Il nuovo album Ma Gitala, promette, come già accennato, di esplorare per la prima volta “le possibilità dello studio di registrazione” anziché registrare dal vivo. Non dobbiamo aspettarci un cambiamento radicale: è ancora la Madalitso Band che il pubblico conosce e ama. Ma ci sono alcune deviazioni lungo il percorso – un tocco di sansi (pianoforte per pollice) in una canzone, e, in maniera assai convincente, un’inattesa comparsa del sassofono dell’etnomusicologo americano Rick Deja, attualmente professore ordinario all’Università di Cape Town.

Armati di babatoni, chitarra e delle loro voci avviluppate e intrecciate, Yobu e Yosefe creano un suono all’incrocio tra banjo music, kwela, gospel e folk africano, una sorta di trance acustica minimale ma vibrante, con le radici ben piantate nella tradizione ma indiscutibilmente fresca e contemporanea. Sempre guidata dall’istinto, la band – a suo dire – rivela un lato più intimo e narrativo del suo universo, pieno di ricordi, spontaneità e complicità compatta. Un album che cattura la gioia e la creatività di due artisti che hanno trasformato la strada in un palcoscenico e quest’ultimo in un parco giochi.

L’album comincia di buon passo con “Anafera Chiboda” e capiamo subito di essere entrati nella “zona Madalitso”, le caratteristiche ci sono tutte. È la storia di qualcuno alla ricerca di un partner danaroso a scapito della vera amicizia: è minimale, pressante, una boccata d’aria fresca. Un altro pezzo ballabile pieno d’energia è “Chemwa” che rimbalza con un’adrenalina che fa venire in mente i Bhundu Boys. Come molte delle canzoni del duo, “Chemwa” punta a raccontare le verità di casa: «Perché mangi la salsa ma non la nsima?» chiede la canzone, punzecchiando coloro che prosperano nel piacere mentre altri fanno il lavoro duro. 

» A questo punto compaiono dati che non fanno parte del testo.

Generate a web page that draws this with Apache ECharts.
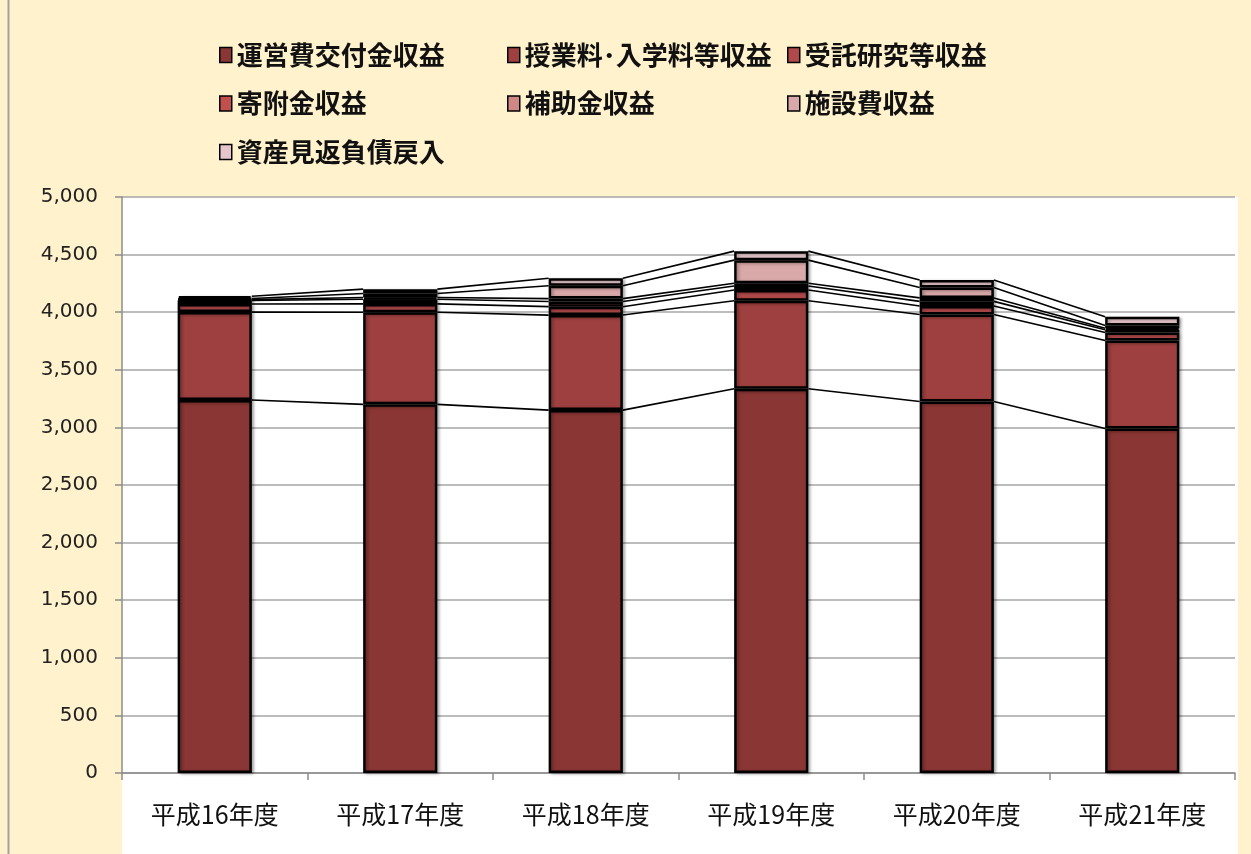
<!DOCTYPE html>
<html>
<head>
<meta charset="utf-8">
<script src="https://cdn.jsdelivr.net/npm/echarts@6/dist/echarts.min.js"></script>
<style>
  html, body { margin: 0; padding: 0; background: #FFF2CC; }
  #chart { width: 1251px; height: 854px; }
</style>
</head>
<body>
<div id="chart"></div>
<script>
// 年度
const categories = ['平成16年度', '平成17年度', '平成18年度', '平成19年度', '平成20年度', '平成21年度'];

// 収益の内訳（百万円）
const seriesNames = ['運営費交付金収益', '授業料･入学料等収益', '受託研究等収益', '寄附金収益', '補助金収益', '施設費収益', '資産見返負債戻入'];
const uneihi   = [3238, 3200, 3150, 3335, 3225, 2990];
const jugyoryo = [763, 800, 825, 765, 755, 764];
const jutaku   = [70, 72, 73, 92, 74, 69];
const kifukin  = [30, 40, 45, 35, 40, 25];
const hojokin  = [8, 15, 25, 25, 30, 12];
const shisetsu = [10, 35, 112, 200, 90, 25];
const shisan   = [20, 38, 65, 78, 66, 75];

const yTicks = { min: 0, max: 5000, interval: 500 };

const colors = ['#8A3634', '#9E403F', '#B0494A', '#C0504D', '#CF8886', '#D9A8A8', '#E6C6CA'];
const values = [uneihi, jugyoryo, jutaku, kifukin, hojokin, shisetsu, shisan];

// 各層の上端（累積値）から系列線のデータを作る
const cumulative = [];
values.reduce((acc, arr) => {
  const next = acc.map((v, i) => v + arr[i]);
  cumulative.push(next);
  return next;
}, categories.map(() => 0));

const seriesLineData = [];
for (let i = 0; i < categories.length - 1; i++) {
  cumulative.forEach(cum => seriesLineData.push([i, cum[i], cum[i + 1]]));
}

const barSeries = seriesNames.map((name, k) => ({
  name,
  type: 'bar',
  stack: 'total',
  barWidth: '40%',
  data: values[k],
  itemStyle: {
    color: colors[k],
    borderColor: '#000',
    borderWidth: 2.5,
    shadowColor: 'rgba(0,0,0,0.30)',
    shadowBlur: 3,
    shadowOffsetX: 2,
    shadowOffsetY: 1
  },
  emphasis: { disabled: true }
}));

const legendText = {
  fontFamily: 'Noto Sans CJK JP',
  fontSize: 26,
  fontWeight: 'bold',
  color: '#111',
  lineHeight: 26,
  textShadowColor: 'rgba(90,70,30,0.35)',
  textShadowOffsetX: 1,
  textShadowOffsetY: 1
};

function legendAt(left, names) {
  return {
    left, top: 37,
    orient: 'vertical',
    data: names,
    icon: 'rect',
    itemWidth: 12,
    itemHeight: 15,
    itemGap: 22.5,
    itemTextGap: 5,
    selectedMode: false,
    itemStyle: { borderColor: '#000', borderWidth: 1.5, shadowBlur: 0, shadowOffsetX: 0, shadowOffsetY: 0 },
    textStyle: legendText
  };
}

const chart = echarts.init(document.getElementById('chart'));
chart.setOption({
  backgroundColor: '#FFF2CC',
  animation: false,
  graphic: [
    { type: 'rect', z: -10, shape: { x: 122, y: 197, width: 1116, height: 660 }, style: { fill: '#FFFFFF' } },
    { type: 'line', z: -5, shape: { x1: 8.5, y1: 0, x2: 8.5, y2: 854 }, style: { stroke: '#A0A0A0', lineWidth: 2 } }
  ],
  legend: [
    legendAt(214, [seriesNames[0], seriesNames[3], seriesNames[6]]),
    legendAt(502, [seriesNames[1], seriesNames[4]]),
    legendAt(782, [seriesNames[2], seriesNames[5]])
  ],
  grid: { left: 122, right: 16, top: 197, bottom: 81 },
  xAxis: {
    type: 'category',
    data: categories,
    axisLine: { lineStyle: { color: '#8C8C8C', width: 1.5 } },
    axisTick: { show: true, length: 7, lineStyle: { color: '#8C8C8C', width: 1.5 } },
    axisLabel: {
      margin: 29,
      fontFamily: 'Noto Sans CJK JP',
      fontSize: 25,
      color: '#111'
    }
  },
  yAxis: {
    type: 'value',
    min: yTicks.min,
    max: yTicks.max,
    interval: yTicks.interval,
    axisLine: { show: true, lineStyle: { color: '#8C8C8C', width: 1.5 } },
    axisTick: { show: true, length: 7, lineStyle: { color: '#8C8C8C', width: 1.5 } },
    splitLine: { lineStyle: { color: '#A6A6A6', width: 1.5 } },
    axisLabel: {
      margin: 24,
      fontFamily: 'DejaVu Sans',
      fontSize: 20,
      color: '#222',
      formatter: v => v.toLocaleString('en-US')
    }
  },
  series: [
    ...barSeries,
    {
      type: 'custom',
      name: '系列線',
      silent: true,
      z: 1,
      encode: { x: 0, y: [1, 2] },
      data: seriesLineData,
      renderItem(params, api) {
        const i = api.value(0);
        const a = api.coord([i, api.value(1)]);
        const b = api.coord([i + 1, api.value(2)]);
        const half = api.size([1, 0])[0] * 0.2;
        return {
          type: 'line',
          shape: { x1: a[0] + half, y1: a[1], x2: b[0] - half, y2: b[1] },
          style: { stroke: '#000', lineWidth: 1.6 }
        };
      }
    }
  ]
});
</script>
</body>
</html>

“Mwadala” è un altro racconto allegorico che riprende i principi di Yosefe e Yobu: il duro lavoro, la coscienziosità, la fede e la ricompensa, il tutto con un’andatura a perdifiato. “Zili Komweko” potrebbe avere un bollente andamento familiare ma le voci sono sfumate, addolcite e bilanciate con attenzione. Una sicurezza simile nell’attenuazione brilla anche lungo tutta la semplice e sincera “La Bwino”, canzone in cui il duo cattura il proprio amore per la terra natia con arpeggi smorzati di chitarra, percussioni delicate e una parte vocale ricca, genuina.

In una recente intervista apparsa su Songlines, Yosefe Kalekeni ha individuato la ragione per cui la musica della band è riuscita ad aprirsi un varco sia a casa sia all’estero nel fatto che fosse preparata a sviluppare il tradizionale suono malawense dei musicisti di strada. Nelle sue parole, «c’è qualcosa di cool» in quello che sono arrivati a fare e ascoltando Ma Gitala sappiamo esattamente che cosa ha voluto dire. Due musicisti, tre strumenti e nulla più.

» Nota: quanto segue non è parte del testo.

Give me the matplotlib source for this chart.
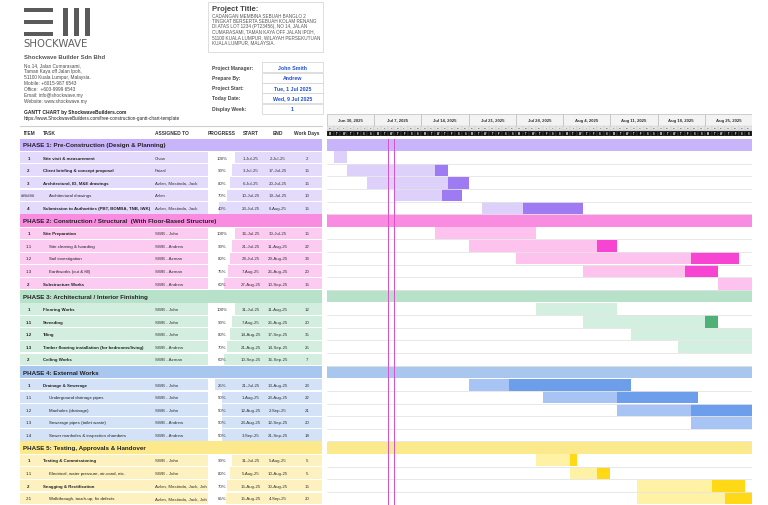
import math
import datetime as dt
import matplotlib
matplotlib.use("Agg")
import matplotlib.pyplot as plt
import matplotlib.dates as mdates
from matplotlib.patches import Rectangle

plt.rcParams['font.family'] = ['Liberation Sans', 'DejaVu Sans']

# --- DADOS DO PROJETO ---
phase_names = [
    "PHASE 1: Pre-Construction (Design & Planning)",
    "PHASE 2: Construction / Structural  (With Floor-Based Structure)",
    "PHASE 3: Architectural / Interior Finishing",
    "PHASE 4: External Works",
    "PHASE 5: Testing, Approvals & Handover",
]
phase_header = ['#c8b4fb', '#f98ce0', '#b8e1c9', '#a9c6ee', '#fce98c']
phase_row_bg = ['#e4dbfc', '#fccbf1', '#d3eedf', '#d3e2f7', '#fdf1bf']
phase_light = ['#ddd1fb', '#fdc2ee', '#d3efdf', '#a7c4f4', '#fff2a4']
phase_dark = ['#9f7bf3', '#f844d2', '#4fb178', '#6d9eeb', '#ffd816']

items = ["1", "2", "3", "######", "4",
         "1", "1.1", "1.2", "1.3", "2",
         "1", "1.1", "1.2", "1.3", "2",
         "1", "1.1", "1.2", "1.3", "1.4",
         "1", "1.1", "2", "2.1"]
task_phase = [0] * 5 + [1] * 5 + [2] * 5 + [3] * 5 + [4] * 4
sub_task = [False, False, False, True, False,
            False, True, True, True, False,
            False, False, False, False, False,
            False, True, True, True, True,
            False, True, False, True]
tasks = [
    "Site visit & measurement", "Client briefing & concept proposal",
    "Architectural, ID, M&E drawings", "Architectural drawings",
    "Submission to Authorities (PBT, BOMBA, TNB, IWK)",
    "Site Preparation", "Site clearing & hoarding", "Soil investigation",
    "Earthworks (cut & fill)", "Substructure Works",
    "Flooring Works", "Screeding", "Tiling",
    "Timber flooring installation (for bedrooms/living)", "Ceiling Works",
    "Drainage & Sewerage", "Underground drainage pipes", "Manholes (drainage)",
    "Sewerage pipes (toilet waste)", "Sewer manholes & inspection chambers",
    "Testing & Commissioning", "Electrical, water pressure, air-cond, etc.",
    "Snagging & Rectification", "Walkthrough, touch-up, fix defects",
]
assigned = [
    "Chow", "Faizal", "Azlan, Mastinda, Jack", "Azlan", "Azlan, Mastinda, Jack",
    "SWB - John", "SWB - Andrew", "SWB - Azman", "SWB - Azman", "SWB - Andrew",
    "SWB - John", "SWB - John", "SWB - John", "SWB - Andrew", "SWB - Azman",
    "SWB - John", "SWB - John", "SWB - John", "SWB - Andrew", "SWB - Andrew",
    "SWB - John", "SWB - John", "Azlan, Mastinda, Jack, Joh", "Azlan, Mastinda, Jack, Joh",
]
progress = [1.00, 0.90, 0.80, 0.70, 0.40,
            1.00, 0.90, 0.80, 0.75, 0.60,
            1.00, 0.90, 0.80, 0.70, 0.60,
            0.25, 0.50, 0.50, 0.50, 0.50,
            0.90, 0.80, 0.70, 0.65]
starts = ["1-Jul-25", "3-Jul-25", "6-Jul-25", "10-Jul-25", "23-Jul-25",
          "16-Jul-25", "21-Jul-25", "28-Jul-25", "7-Aug-25", "27-Aug-25",
          "31-Jul-25", "7-Aug-25", "14-Aug-25", "21-Aug-25", "10-Sep-25",
          "21-Jul-25", "1-Aug-25", "12-Aug-25", "23-Aug-25", "3-Sep-25",
          "31-Jul-25", "5-Aug-25", "15-Aug-25", "15-Aug-25"]
ends = ["2-Jul-25", "17-Jul-25", "20-Jul-25", "19-Jul-25", "6-Aug-25",
        "30-Jul-25", "11-Aug-25", "29-Aug-25", "26-Aug-25", "10-Sep-25",
        "11-Aug-25", "26-Aug-25", "17-Sep-25", "14-Sep-25", "16-Sep-25",
        "13-Aug-25", "23-Aug-25", "2-Sep-25", "12-Sep-25", "21-Sep-25",
        "5-Aug-25", "10-Aug-25", "30-Aug-25", "4-Sep-25"]
work_days = [2, 15, 15, 10, 15,
             15, 22, 33, 20, 15,
             12, 20, 35, 25, 7,
             23, 22, 21, 20, 18,
             5, 5, 15, 20]

project_start = dt.date(2025, 6, 30)   # segunda-feira da semana 1
today = dt.date(2025, 7, 9)
n_weeks = 9

info_labels = ["Project Manager:", "Prepare By:", "Project Start:", "Today Date:", "Display Week:"]
info_values = ["John Smith", "Andrew", "Tue, 1 Jul 2025", "Wed, 9 Jul 2025", "1"]
title_lines = [
    "CADANGAN MEMBINA SEBUAH BANGLO 2",
    "TINGKAT BERSERTA SEBUAH KOLAM RENANG",
    "DI ATAS LOT 1234 (PT23456), NO 14, JALAN",
    "CUMARASAMI, TAMAN KAYA OFF JALAN IPOH,",
    "51100 KUALA LUMPUR, WILAYAH PERSEKUTUAN",
    "KUALA LUMPUR, MALAYSIA.",
]
company_lines = [
    "No.14, Jalan Cumarasami,",
    "Taman Kaya off Jalan Ipoh,",
    "51100 Kuala Lumpur, Malaysia.",
    "Mobile: +6015-987 6543",
    "Office:  +603-9999 6543",
    "Email: info@shockwave.my",
    "Website: www.shockwave.my",
]

FS = 3.2   # fonte da tabela


def parse(s):
    return dt.datetime.strptime(s, "%d-%b-%y").date()


# --- FIGURA ---
W, H = 768, 506
fig = plt.figure(figsize=(W / 100, H / 100), dpi=100)
fig.patch.set_facecolor('white')


def px_axes(x0, y0, x1, y1):
    return fig.add_axes([x0 / W, 1 - y1 / H, (x1 - x0) / W, (y1 - y0) / H])


# camada de fundo em pixels (cabeçalho)
bg = px_axes(0, 0, W, H)
bg.set_xlim(0, W)
bg.set_ylim(H, 0)
bg.axis('off')

# logo
for yy in (9, 21, 33):
    bg.add_patch(Rectangle((24, yy), 29, 3.5, color='#5a5a5a', lw=0))
for xx in (63, 74, 85):
    bg.add_patch(Rectangle((xx, 9), 4.5, 27.5, color='#5a5a5a', lw=0))
bg.text(23.5, 44, "SHOCKWAVE", fontsize=7.3, color='#5f5f5f', family='DejaVu Sans',
        va='center', ha='left')

bg.text(24, 57.5, "Shockwave Builder Sdn Bhd", fontsize=4.3, fontweight='bold',
        color='#555555', va='center')
for i, line in enumerate(company_lines):
    bg.text(24, 65.7 + i * 5.95, line, fontsize=3.4, color='#4a4a4a', va='center')
bg.text(24, 112.7, "GANTT CHART by ShockwaveBuilders.com", fontsize=3.5,
        fontweight='bold', color='#222222', va='center')
bg.text(24, 118.5, "https://www.ShockwaveBuilders.com/free-construction-gantt-chart-template",
        fontsize=3.3, color='#222222', va='center')

# caixa do título do projeto
bg.add_patch(Rectangle((208, 3), 115, 50, fill=False, ec='#d8d8d8', lw=0.6))
bg.text(212.5, 9.5, "Project Title:", fontsize=5.6, fontweight='bold',
        color='#444444', va='center')
for i, line in enumerate(title_lines):
    bg.text(212.5, 16 + i * 5.4, line, fontsize=3.3, color='#555555', va='center')

# informações do projeto
info_y = [68, 78.5, 88.5, 98.5, 109.5]
for lab, val, yy in zip(info_labels, info_values, info_y):
    bg.text(212.5, yy, lab, fontsize=3.6, fontweight='bold', color='#444444', va='center')
    bg.add_patch(Rectangle((262, yy - 5), 61, 10, fill=False, ec='#d8d8d8', lw=0.6))
    bg.text(292.5, yy, val, fontsize=3.8, fontweight='bold', color='#1f4fd6',
            va='center', ha='center')

# linha separadora do cabeçalho da tabela
bg.plot([20, 322], [127, 127], color='#cfcfcf', lw=0.8)

# --- TABELA (esquerda) ---
n_rows = len(phase_names) + len(tasks)
ax_t = px_axes(20, 127, 322, 505.5)
ax_t.set_xlim(20, 322)
ax_t.set_ylim(n_rows, -1)
ax_t.axis('off')

hdr_cols = [("ITEM", 24, 'left'), ("TASK", 43, 'left'), ("ASSIGNED TO", 155, 'left'),
            ("PROGRESS", 221.5, 'center'), ("START", 251, 'center'),
            ("END", 278, 'center'), ("Work Days", 307, 'center')]
for txt, xx, ha in hdr_cols:
    ax_t.text(xx, -0.5, txt, fontsize=3.5, fontweight='bold', color='#333333',
              ha=ha, va='center')

# --- GANTT (direita) ---
x_start = mdates.date2num(project_start)
x_end = mdates.date2num(project_start + dt.timedelta(days=7 * n_weeks))

ax_g = px_axes(327, 139.5, 752, 505.5)
ax_g.set_xlim(x_start, x_end)
ax_g.set_ylim(n_rows, 0)
ax_g.axis('off')

row = 0
for p, pname in enumerate(phase_names):
    # linha da fase
    ax_t.barh(row + 0.5, 302, left=20, height=1.0, color=phase_header[p], lw=0)
    ax_t.text(23, row + 0.5, pname, fontsize=4.5, fontweight='bold', color='#222222',
              va='center')
    ax_g.barh(row + 0.5, x_end - x_start, left=x_start, height=0.96,
              color=phase_header[p], lw=0)
    row += 1
    for i in [k for k in range(len(tasks)) if task_phase[k] == p]:
        yc = row + 0.5
        ax_t.barh(yc, 302, left=20, height=0.9, color=phase_row_bg[p], lw=0)
        ax_t.barh(yc, 27 * progress[i], left=208, height=0.9, color='white', lw=0)
        sub = sub_task[i]
        ax_t.text(28.5, yc, items[i], fontsize=FS, color='#222222', ha='center',
                  va='center', fontweight='normal' if sub else 'bold')
        ax_t.text(49 if sub else 43, yc, tasks[i], fontsize=FS, color='#222222',
                  va='center', fontweight='normal' if sub else 'bold')
        ax_t.text(155, yc, assigned[i], fontsize=FS, color='#333333', va='center')
        ax_t.text(222, yc, f"{round(progress[i] * 100)}%", fontsize=FS,
                  color='#333333', ha='center', va='center')
        s, e = parse(starts[i]), parse(ends[i])
        ax_t.text(251, yc, f"{s.day}-{s.strftime('%b-%y')}", fontsize=FS,
                  color='#333333', ha='center', va='center')
        ax_t.text(278, yc, f"{e.day}-{e.strftime('%b-%y')}", fontsize=FS,
                  color='#333333', ha='center', va='center')
        ax_t.text(307, yc, str(work_days[i]), fontsize=FS, color='#333333',
                  ha='center', va='center')

        # barras do gantt: parte concluída (clara) e restante (escura)
        dur = (e - s).days + 1
        done = math.floor(dur * progress[i] + 1e-9)
        x0 = mdates.date2num(s)
        ax_g.barh(yc, done, left=x0, height=0.96, color=phase_light[p], lw=0)
        ax_g.barh(yc, dur - done, left=x0 + done, height=0.96, color=phase_dark[p], lw=0)
        ax_g.hlines(row + 1, x_start, x_end, color='#e4e4e4', lw=0.6)
        row += 1

# linhas do dia de hoje
t0 = mdates.date2num(today)
ax_g.axvline(t0, color='#d94fc8', lw=0.7)
ax_g.axvline(t0 + 1, color='#d94fc8', lw=0.7)

# --- CABEÇALHO DO GANTT ---
ax_h = px_axes(327, 115, 752, 136.7)
ax_h.set_xlim(x_start, x_end)
ax_h.set_ylim(21.7, 0)
ax_h.axis('off')
for w in range(n_weeks):
    wd = project_start + dt.timedelta(days=7 * w)
    wx = mdates.date2num(wd)
    ax_h.add_patch(Rectangle((wx, 0), 7, 11.7, fc='#f3f3f3', ec='#bdbdbd', lw=0.5))
    ax_h.text(wx + 3.5, 5.8, f"{wd.strftime('%b')} {wd.day}, {wd.year}",
              fontsize=3.1, fontweight='bold', color='#333333', ha='center', va='center')
letters = "MTWTFSS"
for d in range(7 * n_weeks):
    day = project_start + dt.timedelta(days=d)
    dx = mdates.date2num(day)
    ax_h.add_patch(Rectangle((dx, 11.7), 1, 4.3, fc='#e6e6e6', ec='#c8c8c8', lw=0.3))
    ax_h.text(dx + 0.5, 13.85, str(day.day), fontsize=1.7, color='#333333',
              ha='center', va='center')
    ax_h.add_patch(Rectangle((dx, 16.7), 1, 5, fc='#111111', ec='#555555', lw=0.3))
    ax_h.text(dx + 0.5, 19.2, letters[day.weekday()], fontsize=1.8, fontweight='bold',
              color='white', ha='center', va='center')

fig.savefig("out.png", dpi=100, facecolor='white')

P.S. E non è ancora finita, c’è un docufilm in uscita del regista Johan Nayar che racconta la storia dei nostri due musicisti. The Banjo Boys – questo il  titolo – segue l’ascesa elettrizzante della Madalitso Band, vale a dire Yobu Maligwa e Yosefe Kalekeni, due amici che si costruiscono da soli gli strumenti e creano un suono che costringe la gente ai loro piedi. 

Il film traccia la loro evoluzione dalle esibizioni in strada in cambio di monetine per sopravvivere durante la terribile carestia che afflisse il Malawi nel 2002 alla conquista di pubblici importanti come quelli dei festival Sauti za Busara a Zanzibar, dei vari WOMAD nel regno Unito e di Joshua Tree in California. Oltre alla loro crescita il film rappresenta senza barriere le lotte dei due – gli sbattimenti per i visti, le perdite personali e la tensione per le differenze culturali -, rivelando la grinta dietro le loro esibizioni piene di gioia. Il documentario è un crescendo fino al loro tour mondiale del 2023, un omaggio al loro legame duraturo e alle benedizioni (questa la traduzione di Madalitso) che incarnano. Attraverso interviste intime, esibizioni elettrizzanti e momenti spontanei di dubbio o di trionfo, The Banjo Boys celebra la capacità della musica di elevare, unire e riscrivere i destini contro ogni previsione. Speriamo di riuscire a vederlo.